We have been trying for a while to implement Pyddm model with collapsing bounds in Stan, but despite all efforts, we cannot get satisfactory posterior predictive checks.
Does anyone here have experience with DDM in Stan that goes beyond the build-in wiener function?
Thank you both – I know this package, but there is nothing like collapsing bounds there. Can you recommend someone who fits DDM in Stan that I can turn to with my question?
(I quickly abandoned the DDM when the built in function didn’t really work with highly hierarchical realistic datasets. But this was a loong time ago.)
I think a DDM with collapsing bounds doesn’t have a tractable likelihood function which you need for HMC. Therefore you cannot use it with Stan (please correct me if I’m wrong).
People then use approximate bayesian computation (e.g., DE-MCMC or neural network based approaches) instead.
Thank you all for your feedback! I will give a concrete example of what we are facing. In our task, the distribution of wrong RTs is shifted compared with the correct RTs and this difference cannot be captured by the existing Stan Wiener First Passage Time Distribution. On the other hand, Pyddm fits the data very well if we use collapsing bounds. I attached one example with real data (grey) and Pyddm model fit (black). Stan fit is nothing close to this.
As being said, I don’t think you can fit collapsing bounds with Stan.
I guess the Stan DDM can sort of fit the error rts with a starting point bias. But the Error RT distribution seems rather normal distributed which may hinder a good fit.
I’m not sure but maybe if you are willing to introduce drift-rate variablity, it may account for the error rts better. You can do that by specifying the model on trial level and have the trial-level drift rates coming from a participant/population level distribution. I haven’t tried this systematically but I think it can work. Let me know if you’re willing to go there ;-)
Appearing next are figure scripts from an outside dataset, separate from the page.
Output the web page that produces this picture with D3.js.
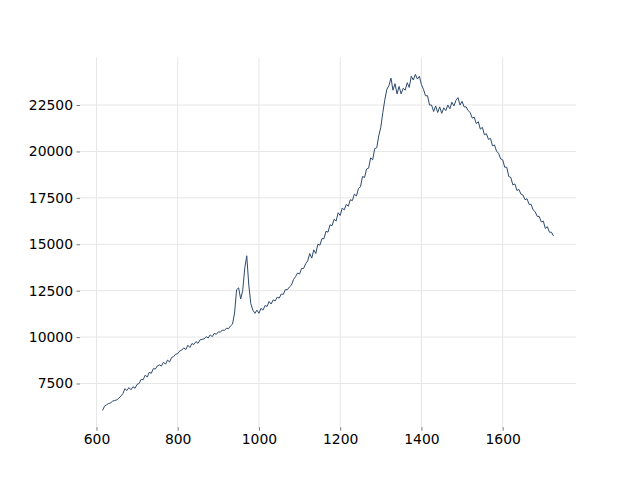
<!DOCTYPE html>
<html>
<head>
<meta charset="utf-8">
<script src="https://cdn.jsdelivr.net/npm/d3@7"></script>
<style>
  html, body { margin: 0; padding: 0; background: #fff; }
  svg text { font-family: "DejaVu Sans", sans-serif; }
</style>
</head>
<body>
<svg id="chart" width="640" height="480"></svg>
<script>
// Wavenumber axis: start, step
const xStart = 615;
const xStep = 5;
// Intensity values (one per step)
const intensity = [
  6050, 6280, 6350, 6420, 6450, 6560, 6580, 6620, 6700, 6820,
  6950, 7220, 7120, 7280, 7160, 7330, 7240, 7450, 7500, 7720,
  7700, 7950, 7850, 8100, 8050, 8300, 8280, 8450, 8500, 8440,
  8650, 8540, 8760, 8660, 8900, 8950, 9080, 9100, 9250, 9300,
  9420, 9330, 9560, 9440, 9650, 9600, 9760, 9660, 9850, 9880,
  9900, 10020, 9950, 10120, 10020, 10200, 10150, 10280, 10260, 10380,
  10360, 10480, 10450, 10600, 10700, 11300, 12550, 12650, 12050, 12500,
  13700, 14380, 12800, 11800, 11450, 11280, 11450, 11280, 11550, 11450,
  11700, 11650, 11920, 11780, 12000, 11950, 12150, 12100, 12320, 12300,
  12560, 12550, 12700, 12800, 13100, 13250, 13450, 13400, 13700, 13700,
  13950, 14100, 14500, 14250, 14700, 14500, 15000, 14950, 15300, 15300,
  15700, 15650, 16050, 16000, 16350, 16250, 16700, 16550, 16950, 16850,
  17150, 17050, 17400, 17350, 17700, 17600, 18000, 18100, 18650, 18600,
  19050, 19100, 19650, 19550, 20150, 20200, 20850, 21300, 22100, 22800,
  23350, 23550, 23950, 23300, 23650, 23100, 23500, 23100, 23400, 23300,
  23700, 23450, 24050, 23850, 24150, 23900, 24050, 23600, 23350, 23000,
  23000, 22500, 22500, 22150, 22450, 22100, 22400, 22050, 22350, 22200,
  22500, 22300, 22650, 22450, 22750, 22900, 22500, 22700, 22400, 22400,
  22200, 22100, 21800, 21850, 21500, 21600, 21200, 21300, 20900, 20950,
  20650, 20700, 20300, 20350, 20000, 19900, 19600, 19550, 19150, 19150,
  18650, 18600, 18200, 18250, 17900, 17950, 17700, 17650, 17400, 17450,
  17150, 17150, 16850, 16750, 16500, 16500, 16200, 16250, 15850, 15950,
  15650, 15650, 15450
];
const xTicks = [600, 800, 1000, 1200, 1400, 1600];
const yTicks = [7500, 10000, 12500, 15000, 17500, 20000, 22500];

(function () {
  const data = intensity.map((v, i) => ({ x: xStart + i * xStep, y: v }));

  const mL = 80, mR = 576, mT = 57.6, mB = 427.2;

  const xExt = d3.extent(data, d => d.x);
  const yExt = d3.extent(data, d => d.y);
  const xPad = (xExt[1] - xExt[0]) * 0.05;
  const yPad = (yExt[1] - yExt[0]) * 0.05;

  const x = d3.scaleLinear().domain([xExt[0] - xPad, xExt[1] + xPad]).range([mL, mR]);
  const y = d3.scaleLinear().domain([yExt[0] - yPad, yExt[1] + yPad]).range([mB, mT]);

  const svg = d3.select("#chart");

  // grid
  svg.append("g").selectAll("line").data(xTicks).join("line")
    .attr("x1", d => x(d)).attr("x2", d => x(d))
    .attr("y1", mT).attr("y2", mB)
    .attr("stroke", "#e6e6e6").attr("stroke-width", 1);
  svg.append("g").selectAll("line").data(yTicks).join("line")
    .attr("y1", d => y(d)).attr("y2", d => y(d))
    .attr("x1", mL).attr("x2", mR)
    .attr("stroke", "#e6e6e6").attr("stroke-width", 1);

  // axes
  const xAxis = d3.axisBottom(x).tickValues(xTicks).tickSize(3.5).tickPadding(3.5).tickFormat(d3.format("d"));
  const yAxis = d3.axisLeft(y).tickValues(yTicks).tickSize(3.5).tickPadding(3.5).tickFormat(d3.format("d"));

  const gx = svg.append("g").attr("transform", `translate(0,${mB})`).call(xAxis);
  const gy = svg.append("g").attr("transform", `translate(${mL},0)`).call(yAxis);
  [gx, gy].forEach(g => {
    g.select(".domain").remove();
    g.selectAll(".tick line").attr("stroke", "#555").attr("stroke-width", 0.8);
    g.selectAll(".tick text").attr("fill", "#000").attr("font-size", "13.9px")
      .attr("font-family", "DejaVu Sans, sans-serif");
  });

  // line
  svg.append("path").datum(data)
    .attr("fill", "none")
    .attr("stroke", "#2e4a6d")
    .attr("stroke-width", 1)
    .attr("stroke-linejoin", "round")
    .attr("d", d3.line().x(d => x(d.x)).y(d => y(d.y)));
})();
</script>
</body>
</html>
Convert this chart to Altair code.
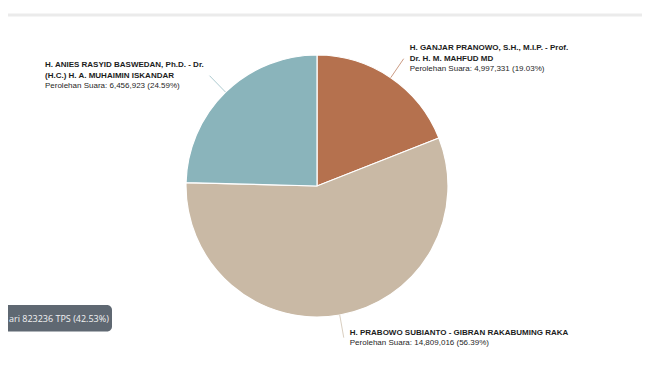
import math
import altair as alt
import pandas as pd

# ---------------- data ----------------
name_lines = [
    ["H. GANJAR PRANOWO, S.H., M.I.P. - Prof.", "Dr. H. M. MAHFUD MD"],
    ["H. PRABOWO SUBIANTO - GIBRAN RAKABUMING RAKA"],
    ["H. ANIES RASYID BASWEDAN, Ph.D. - Dr.", "(H.C.) H. A. MUHAIMIN ISKANDAR"],
]
votes = [4997331, 14809016, 6456923]
vote_labels = ["4,997,331", "14,809,016", "6,456,923"]
shares = ["19.03%", "56.39%", "24.59%"]
colors = ["#B5714E", "#C9B9A5", "#8AB4BB"]
progress_text = "ari 823236 TPS (42.53%)"

# ---------------- layout / style ----------------
W, H = 634, 350
CX, CY, R = 309, 178, 131
CONN = 23          # connector length
GAP_R, GAP_L = 6, 5
LH = 10.3
FS = 8
FONT = "Liberation Sans"

# Arial-bold advance widths (1/1000 em) for label-block width estimation
_w = {" ": 278, ".": 278, ",": 278, "-": 333, "(": 333, ")": 333, ":": 333, "%": 889}
_w.update({d: 556 for d in "0123456789"})
_w.update(dict(zip("ABCDEFGHIJKLMNOPQRSTUVWXYZ",
                   [722, 722, 722, 722, 667, 611, 778, 722, 278, 556, 722, 611, 833,
                    722, 778, 667, 778, 722, 667, 611, 722, 667, 944, 667, 667, 611])))
_w.update(dict(zip("abcdefghijklmnopqrstuvwxyz",
                   [556, 611, 556, 611, 556, 333, 611, 611, 278, 278, 556, 278, 889,
                    611, 611, 611, 611, 389, 556, 333, 611, 556, 778, 556, 556, 500])))


def text_width(s):
    return sum(_w.get(c, 600) for c in s) / 1000 * FS


total = sum(votes)
pie_df = pd.DataFrame({
    "name": [" ".join(n) for n in name_lines],
    "votes": votes,
    "idx": list(range(len(votes))),
})

conn_rows, line_rows = [], []
cum = 0
for i, v in enumerate(votes):
    mid = (cum + v / 2) / total * 2 * math.pi
    cum += v
    s, c = math.sin(mid), math.cos(mid)
    x0, y0 = CX + R * s, CY - R * c
    x1, y1 = CX + (R + CONN) * s, CY - (R + CONN) * c
    conn_rows.append({"x": x0, "y": y0, "x2": x1, "y2": y1, "idx": i})
    lines = [(t, True) for t in name_lines[i]]
    lines.append((f"Perolehan Suara: {vote_labels[i]} ({shares[i]})", False))
    if s >= 0:
        tx = x1 + GAP_R
    else:
        tx = x1 - GAP_L - max(text_width(t) for t, _ in lines)
    n = len(lines)
    for j, (t, b) in enumerate(lines):
        line_rows.append({"x": tx, "y": y1 + (j - (n - 1) / 2) * LH, "text": t, "bold": b})

conn_df = pd.DataFrame(conn_rows)
lines_df = pd.DataFrame(line_rows)

color_scale = alt.Scale(domain=list(range(len(votes))), range=colors)

pie = alt.Chart(pie_df).mark_arc(radius=R, stroke="white", strokeWidth=1.2).encode(
    theta=alt.Theta("votes:Q", stack=True),
    order=alt.Order("idx:O"),
    color=alt.Color("idx:O", scale=color_scale, legend=None),
    x=alt.value(CX),
    y=alt.value(CY),
)

connectors = alt.Chart(conn_df).mark_rule(strokeWidth=1, opacity=0.7).encode(
    x=alt.X("x:Q", scale=None, axis=None),
    y=alt.Y("y:Q", scale=None, axis=None),
    x2="x2:Q",
    y2="y2:Q",
    color=alt.Color("idx:O", scale=color_scale, legend=None),
)

bold_text = alt.Chart(lines_df).transform_filter("datum.bold").mark_text(
    align="left", baseline="middle", font=FONT, fontSize=FS, fontWeight="bold", color="#1c1c1c"
).encode(
    x=alt.X("x:Q", scale=None, axis=None),
    y=alt.Y("y:Q", scale=None, axis=None),
    text="text:N",
)

normal_text = alt.Chart(lines_df).transform_filter("!datum.bold").mark_text(
    align="left", baseline="middle", font=FONT, fontSize=FS, color="#1f1f1f"
).encode(
    x=alt.X("x:Q", scale=None, axis=None),
    y=alt.Y("y:Q", scale=None, axis=None),
    text="text:N",
)

dummy = pd.DataFrame({"k": [0]})
top_line = alt.Chart(dummy).mark_rule(color="#ebebeb", strokeWidth=3).encode(
    x=alt.value(-10), x2=alt.value(W + 10), y=alt.value(7)
)

badge = alt.Chart(dummy).mark_rect(color="#5f6872", cornerRadius=5).encode(
    x=alt.value(-20), x2=alt.value(104), y=alt.value(297), y2=alt.value(323.5)
)
badge_text = alt.Chart(pd.DataFrame({"t": [progress_text]})).mark_text(
    align="left", baseline="middle", font="Open Sans", fontSize=9, color="#f2f2f2"
).encode(x=alt.value(1), y=alt.value(311), text="t:N")

chart = alt.layer(top_line, pie, connectors, bold_text, normal_text, badge, badge_text).properties(
    width=W, height=H, padding=0, autosize=alt.AutoSizeParams(type="none"), background="white"
).configure_view(stroke=None)

chart.save("out.html", embed_options={"renderer": "svg", "actions": False})
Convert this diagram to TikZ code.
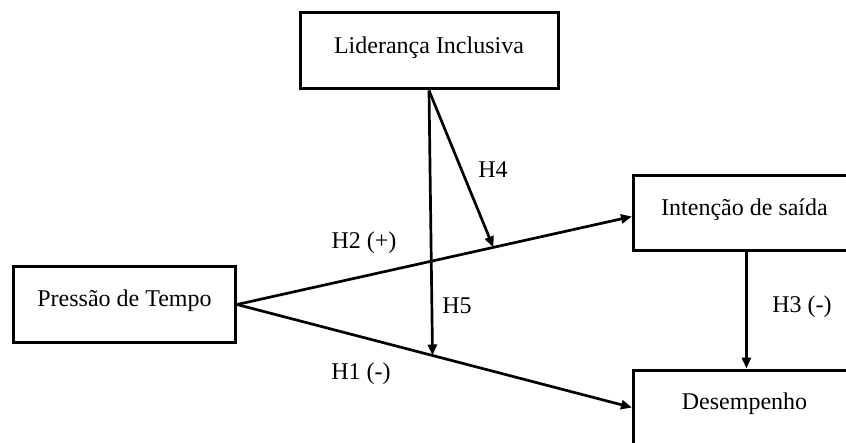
\documentclass[tikz,border=0pt]{standalone}
\usepackage{fontspec}
\setmainfont{Liberation Serif}
\usetikzlibrary{arrows.meta, positioning, calc}

\begin{document}
\begin{tikzpicture}[
    x=0.5pt, y=-0.5pt,
    font=\fontsize{12}{14}\selectfont,
    varbox/.style={draw, line width=1.5pt, align=center, minimum width=111pt, minimum height=37.5pt, text height=8pt, text depth=5.6pt},
    openbox/.style={varbox, anchor=west, minimum width=130pt},
    hyp/.style={inner sep=1pt},
    arrow/.style={-{Triangle[length=5.5pt, width=4.5pt]}, line width=1.35pt}
]
  \useasboundingbox (0,0) rectangle (846,443);
  \clip (0,0) rectangle (846,443);

  \node[varbox, minimum width=129pt, minimum height=38pt] (lider) at (429,51) {Liderança Inclusiva};
  \node[openbox] (intencao) at (632,213.5) {Intenção de saída\hspace*{19pt}};
  \node[varbox] (pressao) at (124.5,304.5) {Pressão de Tempo};
  \node[openbox] (desemp) at (632,407.5) {Desempenho\hspace*{19pt}};

  \draw[arrow] (pressao.east) -- ([yshift=-1.5pt]intencao.west);
  \draw[arrow] (pressao.east) -- (desemp.west);
  \draw[arrow] ($(intencao.south west)!0.435!(intencao.south east)$) -- ($(desemp.north west)!0.435!(desemp.north east)$);

  % moderation points on the two paths
  \coordinate (m4) at ($(pressao.east)!0.649!([yshift=-1.5pt]intencao.west)$);
  \coordinate (m5) at ($(pressao.east)!0.495!(desemp.west)$);
  \draw[arrow] (lider.south) -- (m4);
  \draw[arrow] (lider.south) -- (m5);

  \node[hyp] (h4) at (493,169.5) {H4};
  \node[hyp] (h2) at (364,243) {H2 (+)};
  \node[hyp] (h5) at (457,305.5) {H5};
  \node[hyp] (h1) at (361,374) {H1 (-)};
  \node[hyp] (h3) at (802,306.5) {H3 (-)};
\end{tikzpicture}
\end{document}
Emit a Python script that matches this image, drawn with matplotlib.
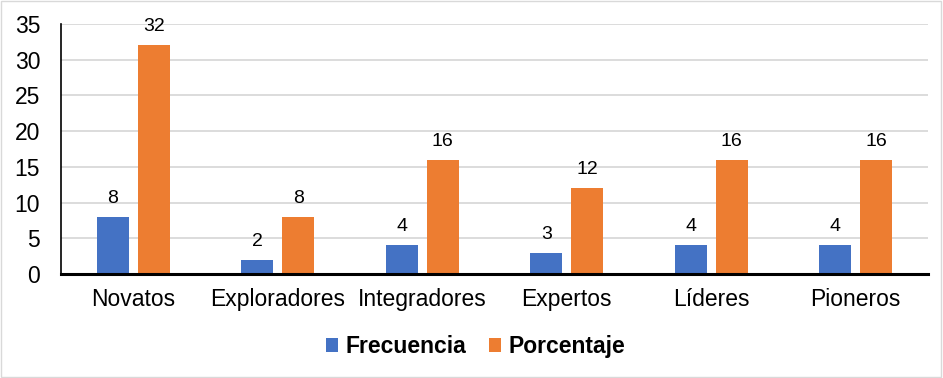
import matplotlib.pyplot as plt
import numpy as np

categories = ['Novatos', 'Exploradores', 'Integradores', 'Expertos', 'Líderes', 'Pioneros']
frecuencia = [8, 2, 4, 3, 4, 4]
porcentaje = [32, 8, 16, 12, 16, 16]

plt.rcParams['font.family'] = ['Liberation Sans', 'DejaVu Sans']

fig = plt.figure(figsize=(9.43, 3.78), dpi=100)
ax = fig.add_axes([0.0647, 0.275, 0.9193, 0.6615])

x = np.arange(len(categories))
w = 0.222
b1 = ax.bar(x - 0.142, frecuencia, w, color='#4472C4', label='Frecuencia', zorder=3)
b2 = ax.bar(x + 0.142, porcentaje, w, color='#ED7D31', label='Porcentaje', zorder=3)

for bars, vals in ((b1, frecuencia), (b2, porcentaje)):
    for rect, v in zip(bars, vals):
        ax.text(rect.get_x() + rect.get_width() / 2, v + 1.4, str(v),
                ha='center', va='bottom', fontsize=14, color='black')

ax.set_xlim(-0.5, len(categories) - 0.5)
ax.set_ylim(0, 35)
ax.set_yticks(range(0, 36, 5))
ax.set_xticks(x)
ax.set_xticklabels(categories)
ax.tick_params(axis='both', length=0, labelsize=16.5, colors='black')
ax.tick_params(axis='x', pad=10)
ax.tick_params(axis='y', pad=15)
ax.yaxis.grid(True, color='#D9D9D9', linewidth=1.3, zorder=0)
for s in ('top', 'right'):
    ax.spines[s].set_visible(False)
ax.spines['left'].set_linewidth(1.2)
ax.spines['bottom'].set_linewidth(2.2)
ax.spines['bottom'].set_zorder(4)

leg = fig.legend(loc='center', bbox_to_anchor=(0.504, 0.083), ncol=2, frameon=False,
                 prop={'weight': 'bold', 'size': 16.5}, handlelength=0.55, handleheight=0.55,
                 handletextpad=0.3, columnspacing=1.0)

fig.patches.append(plt.Rectangle((0.001, 0.002), 0.997, 0.995, transform=fig.transFigure,
                                 fill=False, edgecolor='#D9D9D9', linewidth=1))

fig.savefig('out.png', dpi=100)
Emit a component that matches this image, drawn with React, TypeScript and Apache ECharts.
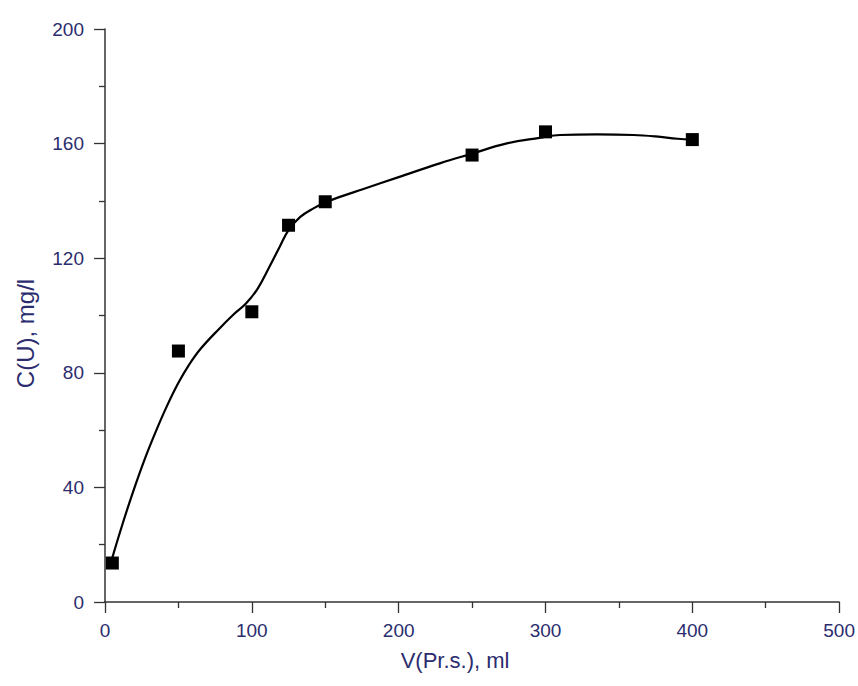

Thanks, @peterkraemer! We have tried to do a trial-specific drift-rate fitting in Stan, but it was also unsatisfactory. Is it ok if I reach out directly to you to ask more questions and potentially discuss our implementation?
According to This Evans et al., 2020 paper and this Voskuilen et al., 2016 paper, the collapse boundary diffusion model’s likelihood function can be somehow derived by using an approximate method proposed by P.Smiths. But I never figure out how they manage to do this…
Evans, N. J., et al. (2020). “The role of passing time in decision-making.” Journal of Experimental Psychology: Learning, Memory, and Cognition 46(2): 316-326.
Voskuilen, C., et al. (2016). “Comparing fixed and collapsing boundary versions of the diffusion model.” J Math Psychol 73: 59-79.